Publié en 1962 à Ibadan par Mbari Publications, Nuit d’errance présente au grand public l’investissement du littéraire par le militantisme de La Guma. L’aboutissement du roman révélait un écrivain accompli. Le travail de la langue, claire et sans apparence de labeur, le choix des symboles, la composition, profilent des préoccupations d’ésthète. Véritable ciseau, sa plume atteignait la précision des sculpteurs sur pierre qui ornèrent les tympans les plus remarquables des cathédrales gothiques. Son soin du détail en impose. Pris dans le piège de ce virtuose, on s’attarde sur ses descriptions minutieusement ciselées. Il faisait sans doute sienne la préoccupation formelle chère à Flaubert. Sur ces considérations, on peut postuler que l’action politique, matière de la plupart des écrivains emblématiques de son pays, ne fonde pas sa création. Si la révolte excite le génie, elle n’a pas enfanté celui de La Guma. Ce n’était qu’une contingence avec laquelle ses dispositions durent s’accorder. Cet homme eût charmé dans n’importe quel contexte. Rarement on a à ce point concilié finalité plastique et impératif de protestation. Partisans de l’art pour l’art et adeptes de la littérature engagée apprécieront l’harmonie du diptyque formé par Nuit n’errance.


Le premier né de La Guma ne traite ni d’une grève de mineurs, ni de l’action clandestine de militants anti-apartheid, encore moins d’une marche de protestation. Sa focale resserrée exclue les grandes masses, impose un espace géographique et temporel réduit. Il relate l’errance à travers District Six, un quartier noir du Cap, de Michael Adonis, jeune métis limogé pour avoir voulu aller aux toilettes, dont le ressentiment culmine en un crime absurde. Willieboy, un jeune-homme noir de ses connaissances, est accusé à tort, puis tué par le brigadier Raalt, un policier raciste. L’équilibre entre l’élan créateur et la nécessité de la protestation réside autant dans les peintures qui agrémentent la progression des personnages que dans le glissement progressif de la banalité du quotidien vers la bascule du récit.
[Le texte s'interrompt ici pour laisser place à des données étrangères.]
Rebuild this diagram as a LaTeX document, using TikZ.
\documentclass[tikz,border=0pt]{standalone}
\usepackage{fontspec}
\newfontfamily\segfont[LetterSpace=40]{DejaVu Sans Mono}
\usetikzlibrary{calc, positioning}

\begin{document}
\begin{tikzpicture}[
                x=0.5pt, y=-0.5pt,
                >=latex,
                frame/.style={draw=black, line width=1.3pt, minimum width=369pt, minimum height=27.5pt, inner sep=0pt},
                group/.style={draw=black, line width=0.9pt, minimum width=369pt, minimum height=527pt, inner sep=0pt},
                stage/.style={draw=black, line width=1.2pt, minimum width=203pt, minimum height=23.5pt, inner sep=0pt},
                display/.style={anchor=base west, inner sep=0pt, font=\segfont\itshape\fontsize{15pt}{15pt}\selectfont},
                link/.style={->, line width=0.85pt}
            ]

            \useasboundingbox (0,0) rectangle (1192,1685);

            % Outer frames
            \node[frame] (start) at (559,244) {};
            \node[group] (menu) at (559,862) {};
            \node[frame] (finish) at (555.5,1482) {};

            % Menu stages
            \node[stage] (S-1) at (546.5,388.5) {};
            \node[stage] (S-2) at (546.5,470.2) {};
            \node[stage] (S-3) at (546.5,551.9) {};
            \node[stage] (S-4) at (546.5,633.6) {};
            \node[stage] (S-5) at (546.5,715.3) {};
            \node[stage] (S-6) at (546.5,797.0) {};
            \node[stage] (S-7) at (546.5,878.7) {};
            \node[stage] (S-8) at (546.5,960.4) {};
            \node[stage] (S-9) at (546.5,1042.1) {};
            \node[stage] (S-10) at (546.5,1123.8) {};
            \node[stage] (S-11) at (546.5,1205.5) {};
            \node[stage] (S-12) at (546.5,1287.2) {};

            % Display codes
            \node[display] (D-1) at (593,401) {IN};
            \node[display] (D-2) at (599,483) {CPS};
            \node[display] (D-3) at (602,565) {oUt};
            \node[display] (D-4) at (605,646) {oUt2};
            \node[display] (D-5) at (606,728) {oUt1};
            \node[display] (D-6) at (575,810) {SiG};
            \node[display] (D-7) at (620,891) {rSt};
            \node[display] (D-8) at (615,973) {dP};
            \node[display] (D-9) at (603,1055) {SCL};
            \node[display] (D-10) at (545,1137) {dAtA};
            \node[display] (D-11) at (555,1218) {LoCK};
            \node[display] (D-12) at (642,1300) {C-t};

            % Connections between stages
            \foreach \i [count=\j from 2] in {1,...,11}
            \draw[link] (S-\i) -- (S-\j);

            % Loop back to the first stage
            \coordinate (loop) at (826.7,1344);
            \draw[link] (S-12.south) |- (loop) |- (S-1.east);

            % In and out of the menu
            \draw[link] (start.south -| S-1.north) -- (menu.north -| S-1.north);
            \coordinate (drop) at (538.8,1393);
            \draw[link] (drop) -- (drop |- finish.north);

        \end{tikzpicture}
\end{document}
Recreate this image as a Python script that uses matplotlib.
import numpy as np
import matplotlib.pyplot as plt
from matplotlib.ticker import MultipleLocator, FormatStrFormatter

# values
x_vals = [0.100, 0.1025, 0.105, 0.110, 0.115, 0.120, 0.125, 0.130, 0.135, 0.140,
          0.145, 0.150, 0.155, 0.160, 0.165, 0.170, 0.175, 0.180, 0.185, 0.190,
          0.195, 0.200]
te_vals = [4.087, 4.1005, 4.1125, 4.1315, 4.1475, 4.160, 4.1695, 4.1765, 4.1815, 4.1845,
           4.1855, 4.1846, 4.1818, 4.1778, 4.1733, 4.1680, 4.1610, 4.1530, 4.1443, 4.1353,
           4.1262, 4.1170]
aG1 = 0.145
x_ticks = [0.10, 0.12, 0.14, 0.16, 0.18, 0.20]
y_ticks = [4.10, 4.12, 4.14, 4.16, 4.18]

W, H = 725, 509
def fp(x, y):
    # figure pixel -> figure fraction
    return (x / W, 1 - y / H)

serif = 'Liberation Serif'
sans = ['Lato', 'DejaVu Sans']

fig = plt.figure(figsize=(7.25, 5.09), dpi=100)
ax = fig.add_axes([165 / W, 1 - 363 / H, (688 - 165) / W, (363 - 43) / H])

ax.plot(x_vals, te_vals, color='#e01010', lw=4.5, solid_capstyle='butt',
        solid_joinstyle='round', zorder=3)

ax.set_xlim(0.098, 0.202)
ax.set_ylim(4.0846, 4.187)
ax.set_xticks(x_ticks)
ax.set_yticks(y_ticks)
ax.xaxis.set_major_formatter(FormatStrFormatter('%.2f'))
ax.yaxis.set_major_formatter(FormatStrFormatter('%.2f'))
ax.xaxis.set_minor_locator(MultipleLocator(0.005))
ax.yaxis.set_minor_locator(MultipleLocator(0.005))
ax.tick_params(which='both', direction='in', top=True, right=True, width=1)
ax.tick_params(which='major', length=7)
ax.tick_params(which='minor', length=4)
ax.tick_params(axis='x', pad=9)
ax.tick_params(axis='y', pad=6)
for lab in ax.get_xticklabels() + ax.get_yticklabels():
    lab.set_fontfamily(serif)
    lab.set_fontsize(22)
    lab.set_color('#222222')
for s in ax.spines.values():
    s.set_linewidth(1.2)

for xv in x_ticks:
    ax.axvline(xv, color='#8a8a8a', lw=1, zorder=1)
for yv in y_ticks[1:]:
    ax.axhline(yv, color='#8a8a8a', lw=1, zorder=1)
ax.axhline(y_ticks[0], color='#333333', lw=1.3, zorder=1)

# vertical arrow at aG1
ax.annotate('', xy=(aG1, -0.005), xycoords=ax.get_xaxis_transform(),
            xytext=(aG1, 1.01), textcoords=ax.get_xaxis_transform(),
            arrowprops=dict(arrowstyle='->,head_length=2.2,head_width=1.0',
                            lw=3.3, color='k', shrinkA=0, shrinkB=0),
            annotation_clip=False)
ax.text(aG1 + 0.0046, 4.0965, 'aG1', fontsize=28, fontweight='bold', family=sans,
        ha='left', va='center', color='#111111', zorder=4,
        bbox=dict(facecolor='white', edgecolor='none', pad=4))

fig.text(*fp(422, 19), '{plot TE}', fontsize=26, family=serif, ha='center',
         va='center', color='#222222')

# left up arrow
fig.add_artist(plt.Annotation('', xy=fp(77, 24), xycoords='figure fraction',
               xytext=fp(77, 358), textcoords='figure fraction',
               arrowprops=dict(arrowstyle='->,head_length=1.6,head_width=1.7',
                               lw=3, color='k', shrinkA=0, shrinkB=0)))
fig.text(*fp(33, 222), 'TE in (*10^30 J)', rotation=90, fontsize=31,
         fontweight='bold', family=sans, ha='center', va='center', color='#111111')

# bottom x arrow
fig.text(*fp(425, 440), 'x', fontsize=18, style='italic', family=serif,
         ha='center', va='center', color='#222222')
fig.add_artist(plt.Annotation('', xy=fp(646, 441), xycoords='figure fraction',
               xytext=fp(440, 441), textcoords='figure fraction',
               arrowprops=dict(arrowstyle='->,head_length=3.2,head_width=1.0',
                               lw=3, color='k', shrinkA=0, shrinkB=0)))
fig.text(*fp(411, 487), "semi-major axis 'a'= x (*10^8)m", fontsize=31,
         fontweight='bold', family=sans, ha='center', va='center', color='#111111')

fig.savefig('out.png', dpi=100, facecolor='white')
Des portraits et scènes de genre détaillent District Six et son peuple. Les lieux et les objets, comme si une âme leur était insufflée, s’animent d’une présence supra matérielle. Ils contextualisent le roman, ancrent les personnages, les soulignent. Recouvrant le tout de son ombre, la nuit, accentuée telle une nuance picturale par l’opulence de son champ lexical, symbolise les noirs. En tout obscurs, aux horizons ténébreux, niés dans leur humanité. L’aptitude à surprendre élève davantage les auteurs dans l’estime des lecteurs, c’est le cas pour La Guma. Disséminées dans l’œuvre avec innocence, les indices de la marginalité, de la soumission et de l’oppression de ces « pauvres nègres » constituent des preuves accablantes de la barbarie de l’Apartheid.
Agencée avec l’ascension des marches d’un immeuble par Michael Adonis, l’intensification dramatique de l’intrigue s’accompagne d’un message implicite : l’humiliation engendre le ressentiment ; le ressentiment la colère, la colère la violence. On eût aimé que l’échos de ce message ne traverse pas l’effroyable 20ème siècle, mais aux prouesses technologiques de ce début de 21ème siècle ne répond pas une considération sincèrement progressiste de l’homme. La différence n’a pas cessé de justifier le crime et l’outrage, les personnages de Nuit d’errance s’incarnent encore jusque dans les démocratiques les plus avancées. Leurs questions, qui semblent échappées de la bouche consternée de ces afro-américains victimes de policiers négrophobes, demeurent d’une funeste acuité : « où est-ce qu’on a le droit de traiter un type comme ça ? […] Mon Dieu, on est tous des êtres humains, non ? ».